Am 3. Oktober 2000 urteilte der Europäische Gerichtshof, dass Vorschriften der Deutschen Handwerksordnung dem Grundsatz der Dienstleistungsfreiheit des Gemeinschaftsvertrags widersprächen. Die Monopolkommission veröffentlichte daraufhin auf der Grundlage des Urteils Ende des Jahres 2000 ein Sondergutachten zur Reform der Handwerksordnung. Auf der Basis des Gesetzes gegen Wettbewerbsbeschränkungen forderte sie die Abschaffung des großen Befähigungsnachweises als Voraussetzung für den Marktzutritt im Handwerk.
Auch der Zentralverband des Deutschen Handwerks arbeitete an einem Konzept zur Reform der Handwerksordnung. An dieser Stelle zitiere ich Herrn Lambsdorff: Die Union liegt mit ihrer Gegnerschaft zur geplanten Reform des Handwerksrechts ordnungspolitisch falsch.
Meine Damen und Herren, unstrittig ist sicher, dass die Regelungen der Handwerksordnung nicht mehr zeitgemäß sind. Wir müssen sie anpassen und verändern. Der hartnäckige Widerstand der Kammerfunktionäre und der CDU gegen eine Liberalisierung der Handwerksordnung steht im krassen Gegensatz zu den Ratschlägen der Fachleute. Das Rheinisch-Westfälische Institut für Wirtschaftsforschung urteilt richtig, indem es die Novelle zur Handwerksordnung befürwortet, weil sie nicht mehr zeitgemäße Strukturen aufbricht und für mehr Wettbewerb sorgen will.
Meine Damen und Herren, im Wesentlichen teilen wir die Auffassung der Bundesregierung, wenn es darum geht, dass das neue Handwerksrecht weiterhin den hohen Rang des Meisterbriefs als Qualitätssiegel für die Zukunft stärken wird.
Wir sind davon überzeugt, dass der Meisterbrief weiterhin ein Wettbewerbsvorteil sein und damit deutlich machen wird, dass vom Kunden Qualität gefordert wird. Der große Befähigungsnachweis wird zukunfts- und europafester werden und – das ist ein ganz wichtiger Punkt, Herr Wirz – die Inlandsdiskriminierung wird vermieden werden. Das vorhandene Potenzial der Wachstums- und Innovationschancen wird gehoben. Es wird zu einer höheren Nachfrage nach handwerklicher Dienstleistung führen. Es wird mehr Existenzgründungen, mehr Beschäftigung und mehr Ausbildung im Handwerk geben.

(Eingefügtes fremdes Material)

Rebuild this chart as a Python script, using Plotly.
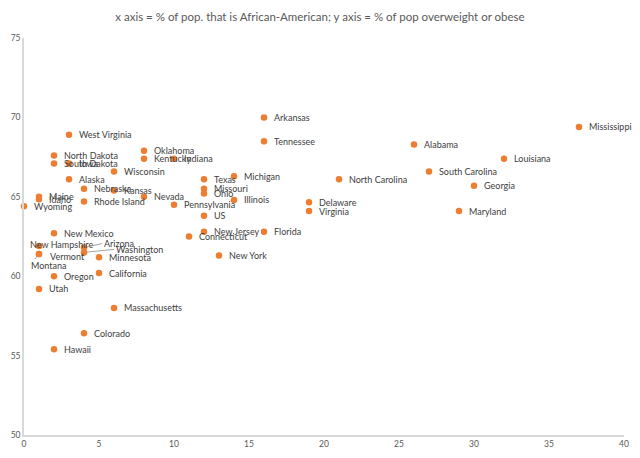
import plotly.graph_objects as go

# % of population that is African-American vs % overweight or obese
states = [
    "Mississippi", "Alabama", "Louisiana", "South Carolina", "Georgia", "Maryland",
    "Arkansas", "Tennessee", "Oklahoma", "Kentucky", "Indiana", "Texas", "Michigan",
    "North Carolina", "Missouri", "Ohio", "Illinois", "Delaware", "Virginia",
    "Pennsylvania", "US", "New Jersey", "Florida", "Connecticut", "New York",
    "Wisconsin", "Nebraska", "Kansas", "Nevada", "Rhode Island", "West Virginia",
    "North Dakota", "South Dakota", "Iowa", "Alaska", "Maine", "Idaho", "Wyoming",
    "New Mexico", "New Hampshire", "Vermont", "Montana", "Arizona", "Washington",
    "Minnesota", "California", "Oregon", "Utah", "Massachusetts", "Colorado", "Hawaii",
]
pct_black = [
    37, 26, 32, 27, 30, 29,
    16, 16, 8, 8, 10, 12, 14,
    21, 12, 12, 14, 19, 19,
    10, 12, 12, 16, 11, 13,
    6, 4, 6, 8, 4, 3,
    2, 2, 3, 3, 1, 1, 0,
    2, 1, 1, 1, 4, 4,
    5, 5, 2, 1, 6, 4, 2,
]
pct_overweight = [
    69.4, 68.3, 67.4, 66.6, 65.7, 64.1,
    70.0, 68.5, 67.9, 67.4, 67.4, 66.1, 66.3,
    66.1, 65.5, 65.2, 64.8, 64.65, 64.1,
    64.5, 63.8, 62.8, 62.8, 62.5, 61.3,
    66.6, 65.5, 65.4, 65.0, 64.7, 68.9,
    67.6, 67.1, 67.1, 66.1, 65.0, 64.85, 64.4,
    62.7, 61.9, 61.4, 61.4, 61.8, 61.5,
    61.2, 60.2, 60.0, 59.2, 58.0, 56.4, 55.4,
]

ORANGE = "#ED7D31"
GREY = "#595959"
FONT = "Lato"

# label placement tweaks (pixel offsets of the label's left edge from the dot)
label_shift = {
    "New Hampshire": (-11, -2, False),
    "Arizona": (18, -4, True),
    "Washington": (30, -3, True),
    "Vermont": (9, 3, False),
    "Montana": (-10, 12, True),
}

fig = go.Figure(go.Scatter(
    x=pct_black, y=pct_overweight, mode="markers",
    marker=dict(color=ORANGE, size=6.5),
    hoverinfo="text", text=states, cliponaxis=False,
))

annotations = []
for name, xv, yv in zip(states, pct_black, pct_overweight):
    dx, dy, leader = label_shift.get(name, (8, 0, False))
    ann = dict(x=xv, y=yv, text=name, xanchor="left", yanchor="middle",
               font=dict(family=FONT, size=9, color="#404040"))
    if leader:
        ann.update(showarrow=True, ax=dx, ay=dy, arrowhead=0, arrowwidth=0.8,
                   arrowcolor="#8c8c8c", standoff=3)
    else:
        ann.update(showarrow=False, xshift=dx, yshift=-dy)
    annotations.append(ann)

# the page body adds an 8px margin, so the figure is sized to fit inside it
fig.update_layout(
    width=624, height=442,
    margin=dict(l=16, r=8, t=30, b=15),
    paper_bgcolor="white", plot_bgcolor="white",
    title=dict(text="x axis = % of pop. that is African-American; y axis = % of pop overweight or obese",
               x=0.5, xanchor="center", yref="container", y=0.98, yanchor="middle",
               font=dict(family=FONT, size=11.5, color=GREY)),
    showlegend=False,
    annotations=annotations,
    font=dict(family=FONT),
)
fig.update_xaxes(range=[0, 40], dtick=5, showgrid=False, zeroline=False,
                 showline=True, linecolor="#D9D9D9", linewidth=1.5, automargin=False,
                 tickfont=dict(family=FONT, size=8.5, color=GREY), ticks="")
fig.update_yaxes(range=[50, 75], dtick=5, showgrid=False, zeroline=False,
                 showline=True, linecolor="#D9D9D9", linewidth=1.5, automargin=False,
                 tickfont=dict(family=FONT, size=8.5, color=GREY), ticks="")

fig.write_html("out.html")
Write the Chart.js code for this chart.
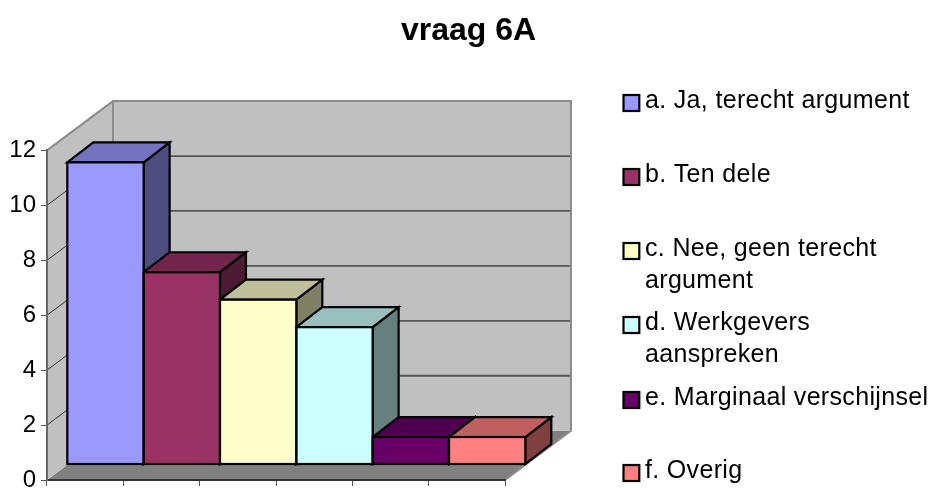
<!DOCTYPE html>
<html><head><meta charset="utf-8">
<style>html,body{margin:0;padding:0;background:#fff;overflow:hidden}canvas{display:block}</style>
<script src="https://cdn.jsdelivr.net/npm/chart.js@4"></script></head>
<body><canvas id="c" width="937" height="488"></canvas>
<script>
const categories = [["a. Ja, terecht argument"],["b. Ten dele"],["c. Nee, geen terecht","argument"],["d. Werkgevers","aanspreken"],["e. Marginaal verschijnsel"],["f. Overig"]];
const values = [11,7,6,5,1,1];
const colors = ['#9999FF','#993366','#FFFFCC','#CCFFFF','#660066','#FF8080'];
const topColors = ['#7373BF','#73264D','#BFBF99','#99BFBF','#4D004D','#BF6060'];
const sideColors = ['#4D4D80','#4D1A33','#808066','#668080','#330033','#804040'];
const yTicks = [0,2,4,6,8,10,12];
const titleText = 'vraag 6A';
const legendBaselines = [108,182,256,330,405,478];
const FONT = '"Liberation Sans", Arial, sans-serif';
const WALL = {dx:66, dy:-49.3}, FRONT = {dx:20.3, dy:-15.5}, BAR = {dx:26, dy:-20};

function poly(ctx, pts, fill, stroke, lw){
  ctx.beginPath();
  pts.forEach((p,i)=> i?ctx.lineTo(p[0],p[1]):ctx.moveTo(p[0],p[1]));
  ctx.closePath();
  if(fill){ctx.fillStyle=fill;ctx.fill();}
  if(stroke){ctx.strokeStyle=stroke;ctx.lineWidth=lw;ctx.stroke();}
}
const threeD = {
  id:'threeD',
  beforeDraw(chart){
    const {ctx, scales:{x,y}} = chart;
    const l=x.left, r=x.right, t=y.top, b=y.bottom, d=WALL;
    ctx.save();
    poly(ctx,[[l,b],[l+d.dx,b+d.dy],[r+d.dx,b+d.dy],[r,b]],'#808080');
    poly(ctx,[[l,t],[l+d.dx,t+d.dy],[l+d.dx,b+d.dy],[l,b]],'#C0C0C0');
    poly(ctx,[[l+d.dx,t+d.dy],[r+d.dx,t+d.dy],[r+d.dx,b+d.dy],[l+d.dx,b+d.dy]],'#C0C0C0');
    yTicks.slice(1,-1).forEach(v=>{
      const p=y.getPixelForValue(v);
      ctx.strokeStyle='#333';ctx.lineWidth=1;
      ctx.beginPath();ctx.moveTo(l,p);ctx.lineTo(l+d.dx,p+d.dy);ctx.stroke();
      ctx.strokeStyle='#555555';ctx.lineWidth=1.8;
      ctx.beginPath();ctx.moveTo(l+d.dx,p+d.dy);ctx.lineTo(r+d.dx,p+d.dy);ctx.stroke();
    });
    ctx.strokeStyle='#8c8c8c';ctx.lineWidth=2;
    ctx.beginPath();ctx.moveTo(l,t);ctx.lineTo(l+d.dx,t+d.dy);ctx.lineTo(r+d.dx,t+d.dy);ctx.lineTo(r+d.dx,b+d.dy);ctx.lineTo(r,b);ctx.stroke();
    ctx.beginPath();ctx.moveTo(l+d.dx,t+d.dy);ctx.lineTo(l+d.dx,b+d.dy);ctx.stroke();
    ctx.restore();
  },
  beforeDatasetsDraw(chart){
    const ctx=chart.ctx, meta=chart.getDatasetMeta(0);
    ctx.save();ctx.lineJoin='miter';
    meta.data.forEach((el,i)=>{
      const L=el.x-el.width/2+FRONT.dx, R=el.x+el.width/2+FRONT.dx, T=el.y+FRONT.dy, B=el.base+FRONT.dy;
      poly(ctx,[[R,T],[R+BAR.dx,T+BAR.dy],[R+BAR.dx,B+BAR.dy],[R,B]],sideColors[i],'#000',2.2);
      poly(ctx,[[L,T],[L+BAR.dx,T+BAR.dy],[R+BAR.dx,T+BAR.dy],[R,T]],topColors[i],'#000',2.2);
    });
    ctx.restore();
  },
  beforeDatasetDraw(chart){chart.ctx.save();chart.ctx.translate(FRONT.dx,FRONT.dy);},
  afterDatasetDraw(chart){chart.ctx.restore();},
  afterDatasetsDraw(chart){
    const ctx=chart.ctx, meta=chart.getDatasetMeta(0);
    ctx.save();ctx.strokeStyle='#000';ctx.lineWidth=2.2;
    meta.data.forEach(el=>{
      ctx.strokeRect(el.x-el.width/2+FRONT.dx, el.y+FRONT.dy, el.width, el.base-el.y);
    });
    ctx.restore();
  },
  afterDraw(chart){
    const ctx=chart.ctx;
    ctx.save();
    ctx.font='25px '+FONT;ctx.textBaseline='alphabetic';ctx.textAlign='left';
    if('letterSpacing' in ctx) ctx.letterSpacing='0.33px';
    categories.forEach((lines,i)=>{
      const by=legendBaselines[i];
      ctx.fillStyle=colors[i];ctx.fillRect(623.5,by-13,15.8,16);
      ctx.strokeStyle='#000';ctx.lineWidth=2.2;ctx.strokeRect(623.5,by-13,15.8,16);
      ctx.fillStyle='#000';
      lines.forEach((s,j)=>ctx.fillText(s,645,by+j*32));
    });
    ctx.restore();
  }
};
new Chart(document.getElementById('c'),{
  type:'bar',
  data:{labels:categories.map(c=>c.join(' ')),datasets:[{
    data:values,backgroundColor:colors,borderWidth:0,clip:false,
    barPercentage:1,categoryPercentage:1
  }]},
  plugins:[threeD],
  options:{
    responsive:false,animation:false,
    layout:{padding:0},
    plugins:{
      legend:{display:false},tooltip:{enabled:false},
      title:{display:true,text:titleText,color:'#000',font:{family:FONT,size:32,weight:'bold'},padding:{top:12,bottom:100}}
    },
    scales:{
      x:{grid:{offset:true,drawOnChartArea:false,drawTicks:true,tickLength:6,color:'#555',tickWidth:1},
         border:{color:'#333',width:2},ticks:{display:false},afterFit:s=>{s.height=8;s.paddingLeft=0;s.paddingRight=0;}},
      y:{min:0,max:12,afterBuildTicks:s=>{s.ticks=yTicks.map(v=>({value:v}));},
         grid:{drawOnChartArea:false,tickLength:6,color:'#555',tickWidth:1},
         border:{color:'#666',width:2},
         ticks:{color:'#000',font:{family:FONT,size:24},padding:5},afterFit:s=>{s.width=47;s.paddingTop=0;s.paddingBottom=0;}},
      spacer:{type:'linear',position:'right',axis:'y',display:true,grid:{display:false},border:{display:false},ticks:{display:false},
         afterFit:s=>{s.width=432;s.paddingTop=0;s.paddingBottom=0;}}
    }
  }
});
</script></body></html>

Daher halten wir es für realistisch, dass durch eine entschlossene Liberalisierung mehr als 100.000 Stellen geschaffen und die Ausbildungskapazitäten gestärkt werden können.
Lassen Sie mich noch einen Abschlusssatz sagen. Ich befinde mich derzeit gemeinsam mit meiner Frau mit sieben Gewerben in einer massiven Umbaumaßnahme. Seitdem Hans-Artur Bauckhage nicht mehr in der Backstube steht, muss ich mein Brot bei einem hervorragenden Bäcker kaufen, der das beste Siegerländer Schwarzbrot backt. Die Leute haben mir gesagt: Wir sind so selbstbewusst, dass wir wissen, was ein Meister im Handwerk ausmacht. Wir wissen ganz genau, dass uns weder die Meisterprüfung noch die Handwerksord
nung rettet, wenn wir schlecht sind. Sie rettet uns weder vor Insolvenz noch vor einem wirtschaftlichen Rückgang. Wir wissen, dass sich Handwerksmeister am Markt behaupten müssen. – Dieses Selbstbewusstsein haben die Handwerksmeister. Nehmen Sie ihnen das Ghetto und lassen Sie sie am Markt agieren! Dann werden Sie sehen, dass die Handwerksordnung revidiert werden muss.

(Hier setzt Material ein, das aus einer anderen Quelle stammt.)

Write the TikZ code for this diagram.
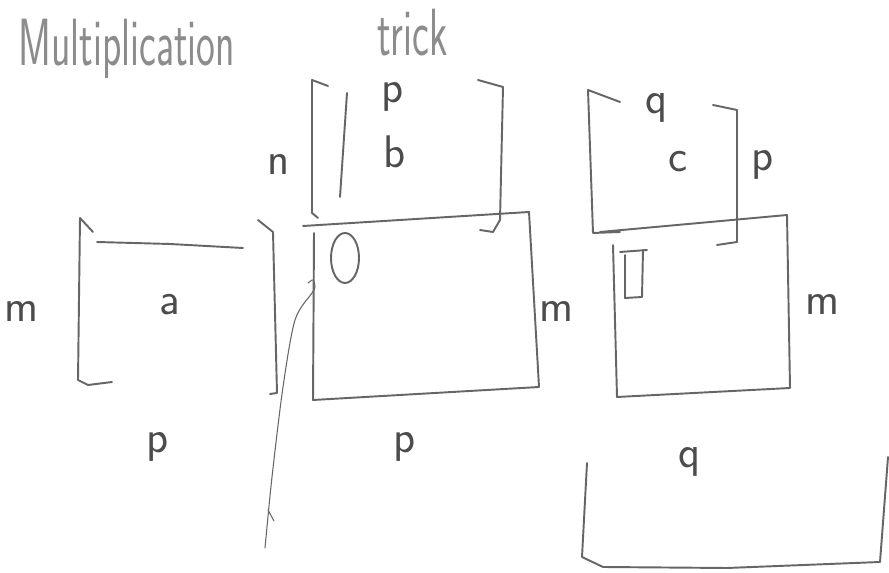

Frau Präsidentin, meine Damen und Herren! Ich will meine Rede ein bisschen anders als Herr Kollege Schwarz beginnen. Die CDU treibt mich langsam zur Verzweiflung. Der Fraktionsvorsitzende der CDU stellt sich ans Pult und sagt: Wir brauchen drastische Reformen, dringend Innovationen und die Umsetzung von dem, was uns in die Zukunft führt. – Er sagt uns aber nie, was wir brauchen. Er sagt nur, dass wir dringend Reformen brauchen würden. Jetzt gehen wir einmal einen reformistischen Schritt an die Handwerksordnung heran. (Kuhn, FDP: Wer ist wir?)